A simple gingersnap cookie dough is shaped to create six-pointed star cookies which can be decorated with icing to make snowflakes.
Preparation Time
30 mins
Total Time
30 mins
Calories
91 Calories
Recipe Instructions
Step 1
Whisk 2 cups plus 2 tablespoons flour, cocoa powder, ground ginger, cinnamon, baking soda, salt, cloves, black pepper, and cayenne together in a large bowl until thoroughly mixed.
Step 2
Cream together butter and sugar in a separate bowl with an electric mixer until pale yellow and creamy, about 2 minutes. Add candied ginger, molasses, vanilla, and egg. Whisk mixture until well blended. Add flour mixture to butter mixture and stir just until the flour disappears. Spread out a piece of plastic wrap on the counter and set dough on top.

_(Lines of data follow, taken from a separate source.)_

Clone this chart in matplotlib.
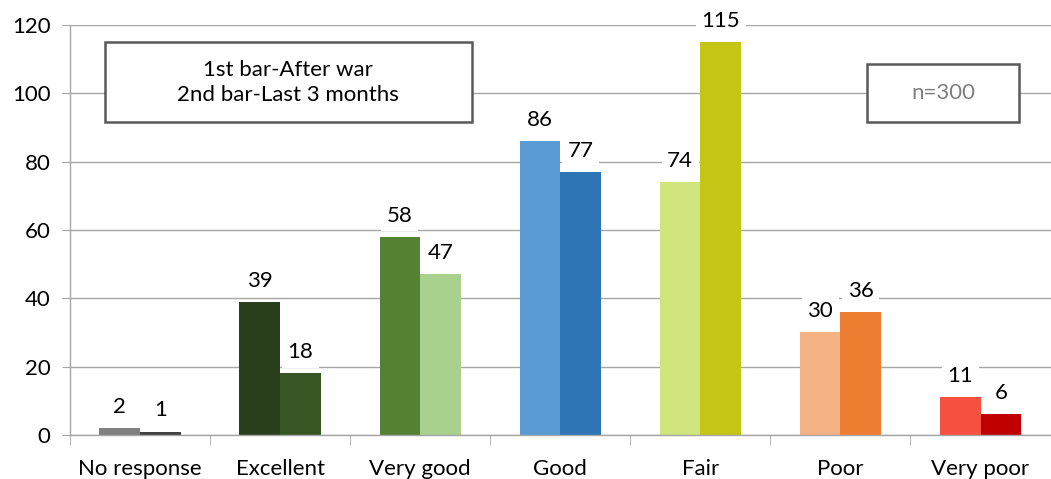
import matplotlib.pyplot as plt
import numpy as np

categories = ['No response', 'Excellent', 'Very good', 'Good', 'Fair', 'Poor', 'Very poor']
after_war = [2, 39, 58, 86, 74, 30, 11]
last_3_months = [1, 18, 47, 77, 115, 36, 6]

colors_first = ['#808080', '#2a401c', '#548235', '#5b9bd5', '#d0e57e', '#f4b183', '#f55040']
colors_second = ['#404040', '#375623', '#a9d18e', '#2e75b6', '#c4c514', '#ed7d31', '#c00000']

plt.rcParams['font.family'] = ['Lato', 'DejaVu Sans']
plt.rcParams['font.size'] = 16

fig = plt.figure(figsize=(10.51, 4.79), dpi=100)
ax = fig.add_axes([0.0666, 0.0919, 0.933, 0.856])

x = np.arange(len(categories))
w = 0.29
grid_c = '#a6a6a6'

for xi, v1, v2, c1, c2 in zip(x, after_war, last_3_months, colors_first, colors_second):
    ax.bar(xi - w / 2, v1, w, color=c1, zorder=2)
    ax.bar(xi + w / 2, v2, w, color=c2, zorder=2)
    for xx, v in ((xi - w / 2, v1), (xi + w / 2, v2)):
        ax.annotate(str(v), (xx, v), xytext=(0, 8), textcoords='offset points',
                    ha='center', va='bottom', fontsize=16, color='black', zorder=4,
                    bbox=dict(boxstyle='square,pad=0.25', fc='white', ec='none'))

ax.set_xlim(-0.5, len(categories) - 0.5)
ax.set_ylim(0, 120)
ax.set_yticks(range(0, 121, 20))
ax.yaxis.grid(True, color=grid_c, linewidth=1.0, zorder=0)
ax.set_axisbelow(True)

ax.set_xticks(x)
ax.set_xticklabels(categories)
ax.set_xticks(np.arange(-0.5, len(categories)), minor=True)
ax.tick_params(axis='x', which='major', length=0, pad=17)
ax.tick_params(axis='x', which='minor', length=7, color=grid_c, direction='out')
ax.tick_params(axis='y', length=6, color=grid_c, pad=8)

for side in ('top', 'right'):
    ax.spines[side].set_visible(False)
for side in ('left', 'bottom'):
    ax.spines[side].set_color(grid_c)
    ax.spines[side].set_linewidth(1.0)

# legend-style note boxes
ax.add_patch(plt.Rectangle((0.0357, 0.763), 0.374, 0.195, transform=ax.transAxes,
                           fc='white', ec='#595959', lw=1.8, zorder=5))
ax.text(0.2227, 0.86, '1st bar-After war\n2nd bar-Last 3 months', transform=ax.transAxes,
        ha='center', va='center', fontsize=16, linespacing=1.3, zorder=6)
ax.add_patch(plt.Rectangle((0.813, 0.763), 0.155, 0.141, transform=ax.transAxes,
                           fc='white', ec='#595959', lw=1.8, zorder=5))
ax.text(0.8905, 0.834, 'n=300', transform=ax.transAxes,
        ha='center', va='center', fontsize=16, color='#7f7f7f', zorder=6)

fig.savefig('out.png', dpi=100)
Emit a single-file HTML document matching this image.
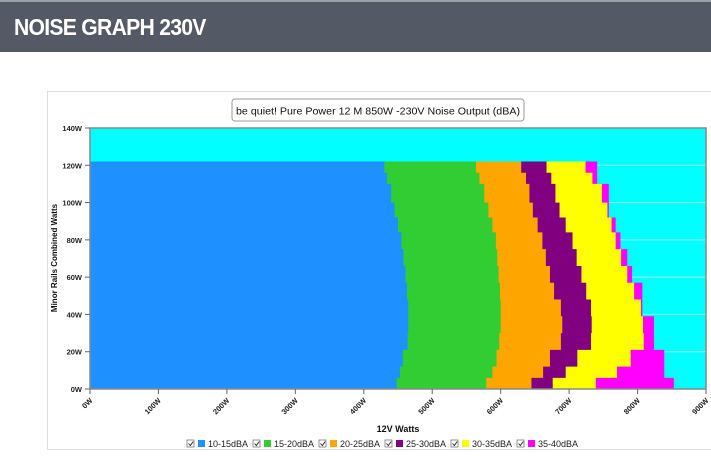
<!DOCTYPE html>
<html><head><meta charset="utf-8"><style>
body{margin:0;width:711px;height:470px;overflow:hidden;background:#fff;font-family:"Liberation Sans",sans-serif}
#hdr{position:absolute;left:0;top:0;width:711px;height:52px;background:#535a66;border-top:2px solid #9aa0a8;box-sizing:border-box}
#hdr span{position:absolute;left:14px;top:12px;color:#fff;font-weight:bold;font-size:23px;letter-spacing:-0.8px;transform:scaleX(0.92);transform-origin:left}
#panel{position:absolute;left:47px;top:91px;width:680px;height:359px;border:1px solid #ddd;box-sizing:border-box}
svg{position:absolute;left:0;top:0}
</style></head><body>
<div id="hdr"><span>NOISE GRAPH 230V</span></div>
<div id="panel"></div>
<svg id="chart" width="711" height="470"></svg>
<script>
const minorLevels=[0,6,12,21,30,39,48,57,66,75,84,92,100,110,116,122];
const band10_15=[448,453,457,464,465,465,463,461,458,455,450,445,440,434,430,428];
const band15_20=[579,588,594,598,600,600,599,597,595,593,588,582,576,569,564,561];
const band20_25=[645,662,672,688,690,688,678,672,666,661,654,647,642,637,630,624];
const band25_30=[676,695,712,732,733,732,725,718,711,705,695,686,680,674,667,661];
const band30_35=[739,770,790,809,808,805,795,785,776,768,762,756,748,734,724,715];
const band35_40=[853,839,839,824,824,807,807,792,785,775,768,758,758,741,741,726];
const bandNames=["10-15dBA","15-20dBA","20-25dBA","25-30dBA","30-35dBA","35-40dBA"];
const bandColors=["#1e90ff","#32cd32","#ffa500","#800080","#ffff00","#ff00ff"];
const xTicks=[0,100,200,300,400,500,600,700,800,900];
const yTicks=[0,20,40,60,80,100,120,140];
const X0=90,X1=706,Y0=389,Y1=128;
const xs=v=>X0+(v/900)*(X1-X0);
const ys=v=>Y0-(v/140)*(Y0-Y1);
const NS="http://www.w3.org/2000/svg";
const svgEl=document.getElementById('chart');
function mk(t,a,p){const e=document.createElementNS(NS,t);for(const k in a)e.setAttribute(k,a[k]);(p||svgEl).appendChild(e);return e;}
let tb=mk('rect',{x:232,y:99,width:292,height:22,rx:3,fill:'#fff',stroke:'#999'});


let tt=mk('text',{x:378,y:114.5,'text-anchor':'middle','font-size':'10.5',fill:'#111',textLength:'284',lengthAdjust:'spacingAndGlyphs'});tt.textContent="be quiet! Pure Power 12 M 850W -230V Noise Output (dBA)";


let bg=mk('rect',{x:X0,y:Y1,width:X1-X0,height:Y0-Y1,fill:'#00ffff'});


yTicks.forEach(v=>{if(v>0&&v<140){let g=mk('line',{x1:X0,x2:X1,y1:ys(v),y2:ys(v),stroke:'#9ef0f0','stroke-width':1});

}});
const bands=[band10_15,band15_20,band20_25,band25_30,band30_35,band35_40];
const topLevel=minorLevels[minorLevels.length-1];
for(let b=bands.length-1;b>=0;b--){
  const arr=bands[b];let pts=[[xs(0),ys(0)]];
  for(let i=0;i<minorLevels.length;i++){
    const yl=ys(minorLevels[i]);const yh=i<minorLevels.length-1?ys(minorLevels[i+1]):ys(topLevel);
    pts.push([xs(arr[i]),yl]);pts.push([xs(arr[i]),yh]);
  }
  pts.push([xs(0),ys(topLevel)]);
  let p=mk('polygon',{points:pts.map(q=>q.join(',')).join(' '),fill:bandColors[b]});
  
  
}
let fr=mk('rect',{x:X0,y:Y1,width:X1-X0,height:Y0-Y1,fill:'none',stroke:'#888','stroke-width':1.5});


yTicks.forEach(v=>{
  mk('line',{x1:X0-5,x2:X0,y1:ys(v),y2:ys(v),stroke:'#666'});
  let t=mk('text',{x:X0-8,y:ys(v)+3,'text-anchor':'end','font-size':'7.5','font-weight':'bold',fill:'#222'});t.textContent=v+'W';
  
  
});
xTicks.forEach(v=>{
  mk('line',{x1:xs(v),x2:xs(v),y1:Y0,y2:Y0+5,stroke:'#666'});
  let t=mk('text',{x:xs(v)+3,y:Y0+12,'text-anchor':'end','font-size':'7.5','font-weight':'bold',fill:'#222',transform:`rotate(-45 ${xs(v)+3} ${Y0+12})`});t.textContent=v+'W';
  
  
});
let xt=mk('text',{x:398,y:432,'text-anchor':'middle','font-size':'9','font-weight':'bold',fill:'#111'});xt.textContent='12V Watts';


let yt=mk('text',{x:57,y:258,'text-anchor':'middle','font-size':'8','font-weight':'bold',fill:'#111',transform:'rotate(-90 57 258)'});yt.textContent='Minor Rails Combined Watts';


const legX=[187,253,319,385,451,517];
bandNames.forEach((n,i)=>{
  const g=mk('g',{});
  
  
  const x=legX[i];
  mk('rect',{x:x,y:440,width:7,height:7,fill:'#fff',stroke:'#666','stroke-width':0.7},g);
  mk('path',{d:`M${x+1.5} ${443.5} l1.8 2 l3-4`,fill:'none',stroke:'#222','stroke-width':0.9},g);
  mk('rect',{x:x+11,y:440,width:7,height:7,fill:bandColors[i]},g);
  const t=mk('text',{x:x+21,y:447,'font-size':'9',fill:'#222'},g);t.textContent=n;
});
</script>
</body></html>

Wrap dough with plastic wrap while shaping it into a rectangle approximately 1-inch high by 4 to 5 inches wide. Refrigerate until dough is cold and firm, about 1 hour.
Step 3
Preheat the oven to 350 degrees F (175 degrees C). Line a baking sheet with a Silpat mat.
Step 4
After the dough has chilled, slice across the block into 14 or 15 pieces about 3/8 inch thick. Each slice is then cut in half, and each half into 3 strips lengthwise.
Step 5
Use 3 strips of the dough to form the 6-pointed star as shown and place onto the prepared baking sheet with space in between as they spread out.
Step 6
Bake in the preheated oven for about 12 minutes if you like the cookies to be chewy, or 15 minutes for crispy cookies. Remove from the oven and wait for 5 minutes before carefully transferring cookies to a wire rack. Allow to cool completely, about 30 minutes.
Step 7
Mix together the powdered sugar and water until a ribbon is formed. Transfer the icing into a piping bag with a small round tip. Pipe snowflake designs onto the cooled cookies.